Attendance dropped again, to 670,629, despite the "lure" of doubleheaders in an era when "two games for the price of one" was supposed to be an attraction. Due to earlier postponements and tie games, the Cubs played doubleheaders on three consecutive days, September 13, 14 and 15. The total attendance for all three dates was 17,661. (The Cubs won four of the six games.)
All of this set me in search of, just as I did in the 1956 post in this series, the most pathetic loss of 1957. Without question, that had to be a 23-10 defeat at the hands of the Braves in the first game of a doubleheader September 2.
Here's how Irving Vaughan summed up the carnage in the Tribune:
Milwaukee's pennant bound Braves roared through Wrigley field yesterday, humbling the Cubs with a 26 hit assault for a 23 to 10 triumph. Milwaukee, with only 24 games left to play, increased its lead to eight and one-half games over second place St. Louis and nine over third place Brooklyn. The first game produced season highs in the major leagues for one and two team totals in runs and hits. Wes Covington and Hank Aaron matched the National league high for the year in the runs batted in department with six each. Frank Torre scored six times to tie a major league record held jointly by Mel Ott of the New York Giants and John Pesky of the Boston Red Sox. Ott turned the trick in 1934 and again in 1944, and Pesky set the American league mark in 1946.
To give you an idea of how rare such feats are, six runs in a game has been accomplished by just four other players since Frank Torre's feat against the Cubs: Spike Owen for the Red Sox in 1986, Edgardo Alfonzo for the Mets in 1999, Shawn Green for the Dodgers in 2002 and Joe Randa for the Royals in 2004.
The Cubs have allowed 23 runs in a game twice since that day, in the famous 23-22 loss to the Phillies in 1979, and in a game lost by the identical score in that 1957 game, 23-10 to the Mets in 1987.
To make matters worse, the Cubs lost the second game of the September 2, 1957 doubleheader to the Braves in a 4-0 shutout, a defeat that dropped them to 30 games under .500 at 49-79. That percentage had them on pace for a 58-96 season, which would have been the worst in club history. They managed a 13-13 record the rest of the year to avoid that ignominy.

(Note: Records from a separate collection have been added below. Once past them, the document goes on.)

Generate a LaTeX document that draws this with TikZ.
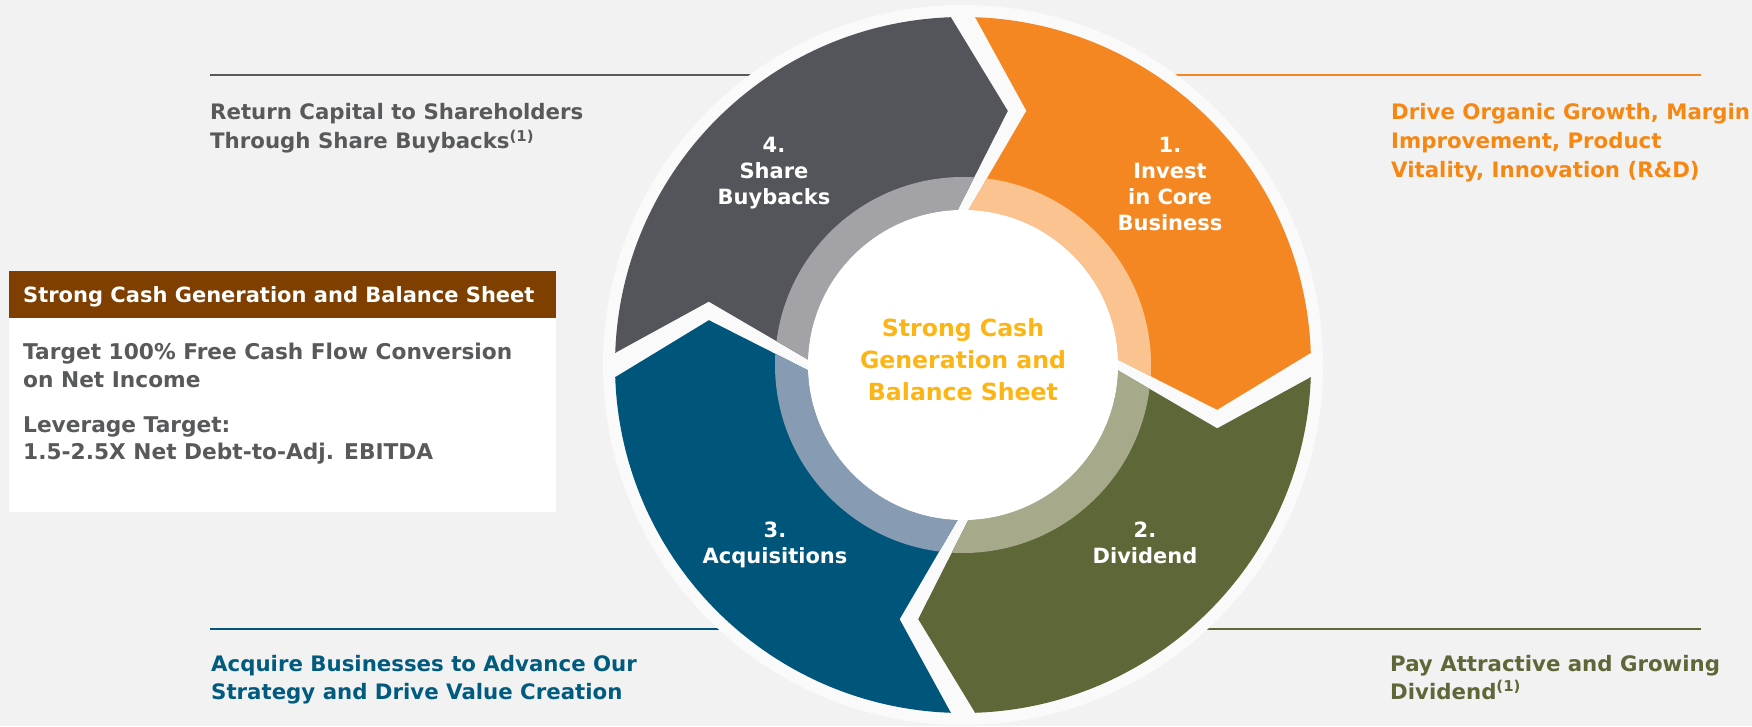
\documentclass[tikz,border=0pt]{standalone}
\usepackage{fontspec}
\setmainfont{DejaVu Sans}
\definecolor{bgcol}{HTML}{F2F2F2}
\definecolor{ringcol}{HTML}{FAFAFA}
\definecolor{buygray}{HTML}{54555A}
\definecolor{investorange}{HTML}{F58722}
\definecolor{divgreen}{HTML}{5E6738}
\definecolor{acqblue}{HTML}{00557A}
\definecolor{buylight}{HTML}{A3A2A6}
\definecolor{investlight}{HTML}{FBC390}
\definecolor{divlight}{HTML}{A7A98B}
\definecolor{acqlight}{HTML}{879CB2}
\definecolor{headbrown}{HTML}{7E3F00}
\definecolor{txtgray}{HTML}{58595B}
\definecolor{txtorange}{HTML}{F68712}
\definecolor{txtblue}{HTML}{005B7F}
\definecolor{centergold}{HTML}{FDB515}

% one chevron of the cycle, tail angle (runs 90 degrees clockwise)
\newcommand{\segpath}[1]{(#1-2:348) arc[start angle=#1-2, end angle=#1-88, radius=348]
    -- (#1-100:258) -- (#1-88:155)
    arc[start angle=#1-88, end angle=#1-2, radius=155]
    -- (#1-14:262) -- cycle}
% tail angle, colour, light colour of the inner band
\newcommand{\cycleseg}[3]{%
  \fill[#2] \segpath{#1};
  \begin{scope}
    \clip \segpath{#1};
    \fill[#3] (0,0) circle[radius=188];
  \end{scope}
}
\newcommand{\noteone}{\textsuperscript{(1)}}

\begin{document}
\begin{tikzpicture}[x=1pt,y=1pt,
    lbl/.style={anchor=base west, inner sep=0pt, font=\bfseries\fontsize{21.3}{29}\selectfont},
    seglbl/.style={anchor=base, inner sep=0pt, white, font=\bfseries\fontsize{21}{26}\selectfont},
    midlbl/.style={anchor=base, inner sep=0pt, centergold, font=\bfseries\fontsize{23.6}{31}\selectfont},
    rule/.style={line width=2.5pt}]
    \useasboundingbox (0,0) rectangle (1752,726);
    \fill[bgcol] (0,0) rectangle (1752,726);

    % rules next to the texts
    \draw[rule, txtgray] (210,651) -- (827,651);
    \draw[rule, investorange] (1125,651) -- (1701,651);
    \draw[rule, acqblue] (210,97) -- (760,97);
    \draw[rule, divgreen] (1170,97) -- (1701,97);

    % the cycle
    \begin{scope}[shift={(963,361)}]
    \fill[ringcol] (0,0) circle[radius=360];
    \cycleseg{180}{buygray}{buylight}
    \cycleseg{90}{investorange}{investlight}
    \cycleseg{0}{divgreen}{divlight}
    \cycleseg{270}{acqblue}{acqlight}
    \fill[white] (0,0) circle[radius=155];
    \end{scope}

    \foreach \t [count=\i] in {4., Share, Buybacks}
        \node[seglbl] (buy\i) at (774,599-26*\i) {\t};
    \foreach \t [count=\i] in {1., Invest, in Core, Business}
        \node[seglbl] (inv\i) at (1170,599-26*\i) {\t};
    \foreach \t [count=\i] in {3., Acquisitions}
        \node[seglbl] (acq\i) at (775,215-26*\i) {\t};
    \foreach \t [count=\i] in {2., Dividend}
        \node[seglbl] (div\i) at (1145,215-26*\i) {\t};
    \foreach \t [count=\i] in {Strong Cash, Generation and, Balance Sheet}
        \node[midlbl] (mid\i) at (963,421-32*\i) {\t};

    % texts round the cycle
    \foreach \t [count=\i] in {Return Capital to Shareholders, Through Share Buybacks\noteone}
        \node[lbl, txtgray] (buytxt\i) at (210,635-29*\i) {\t};
    \foreach \t [count=\i] in {{Drive Organic Growth, Margin}, {Improvement, Product}, {Vitality, Innovation (R\&D)}}
        \node[lbl, txtorange] (invtxt\i) at (1391,635-29*\i) {\t};
    \foreach \t [count=\i] in {Acquire Businesses to Advance Our, Strategy and Drive Value Creation}
        \node[lbl, txtblue] (acqtxt\i) at (211,83-28*\i) {\t};
    \foreach \t [count=\i] in {Pay Attractive and Growing, Dividend\noteone}
        \node[lbl, divgreen] (divtxt\i) at (1390,83-28*\i) {\t};

    % cash box
    \fill[white] (9,214) rectangle (556,408);
    \fill[headbrown] (9,408) rectangle (556,455);
    \node[lbl, white, font=\bfseries\fontsize{21}{26}\selectfont] (boxhead) at (23,423) {Strong Cash Generation and Balance Sheet};
    \node[lbl, txtgray, font=\bfseries\fontsize{21.7}{29}\selectfont] (box1) at (23,366) {Target 100\% Free Cash Flow Conversion};
    \node[lbl, txtgray, font=\bfseries\fontsize{21.7}{29}\selectfont] (box2) at (23,338) {on Net Income};
    \node[lbl, txtgray, font=\bfseries\fontsize{21.7}{29}\selectfont] (box3) at (23,294) {Leverage Target:};
    \node[lbl, txtgray, font=\bfseries\fontsize{21.7}{29}\selectfont] (box4) at (23,267) {1.5-2.5X Net Debt-to-Adj. EBITDA};
\end{tikzpicture}
\end{document}
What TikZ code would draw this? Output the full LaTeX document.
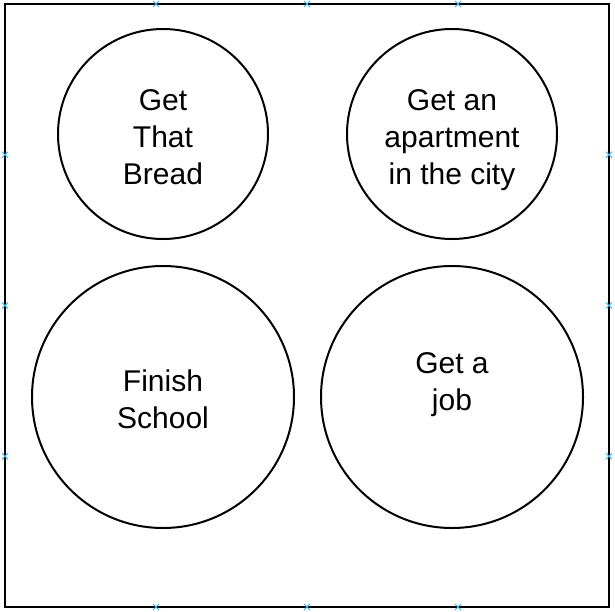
\documentclass[tikz,border=0pt]{standalone}
\usepackage{fontspec}
\setmainfont{Liberation Sans}
\usetikzlibrary{positioning}
\definecolor{markblue}{HTML}{29B6F2}
\tikzset{
	goal/.style={draw,line width=2pt,circle,inner sep=0pt,align=center,font=\fontsize{30}{37}\selectfont},
	pin/.style={markblue,line width=0.9pt}
}

\begin{document}
\begin{tikzpicture}[x=1pt,y=-1pt,line width=2pt]
		\useasboundingbox (0,0) rectangle (615,611);
		%\fill[white] (0,0) rectangle (615,611);
		\draw (5,4) rectangle (609,607);
		% connection marks on the frame
		\foreach \t in {0.25,0.5,0.75}{
			\pgfmathsetmacro{\mx}{2+604*\t}
			\pgfmathsetmacro{\my}{1+603*\t}
			\draw[pin] (\mx,1) -- ++(6,6) (\mx,7) -- ++(6,-6);
			\draw[pin] (\mx,604) -- ++(6,6) (\mx,610) -- ++(6,-6);
			\draw[pin] (2,\my) -- ++(6,6) (2,\my+6) -- ++(6,-6);
			\draw[pin] (606,\my) -- ++(6,6) (606,\my+6) -- ++(6,-6);
		}
		\node[goal,minimum size=210pt] (bread) at (163,134) {};
		\node[goal,minimum size=210pt] (apartment) at (452,134) {};
		\node[goal,minimum size=262pt] (school) at (163,397) {};
		\node[goal,minimum size=262pt] (job) at (452,397) {};
		\node[goal,draw=none] at ([yshift=-3pt]bread) {Get\\That\\Bread};
		\node[goal,draw=none] at ([yshift=-6pt]apartment) {Get an\\apartment\\in the city};
		\node[goal,draw=none] at ([yshift=-2pt]school) {Finish\\School};
		\node[goal,draw=none] at ([yshift=12pt]job) {Get a\\job};
	\end{tikzpicture}
\end{document}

Here's a bit more about how Wrigley Field attendance was being affected by the late 1950s. 34,279 fans were at that Labor Day doubleheader, the largest crowd of 1957. In fact, the two top crowds of that year and four of the top eight had the Braves as visitors, likely with quite a number of fans who made the drive down from Milwaukee. The Cubs played 14 home doubleheaders in 1957, so the average per-date attendance was 10,994 (they were still selling "baseball and sunshine", as shown in the scorecard image at the top of this post). The nine home dates against the Braves (nine single games, two doubleheaders) averaged 17,243, significantly higher. As BCBer ernaga has written here before, the Braves were becoming Chicago's third team by the late 1950s.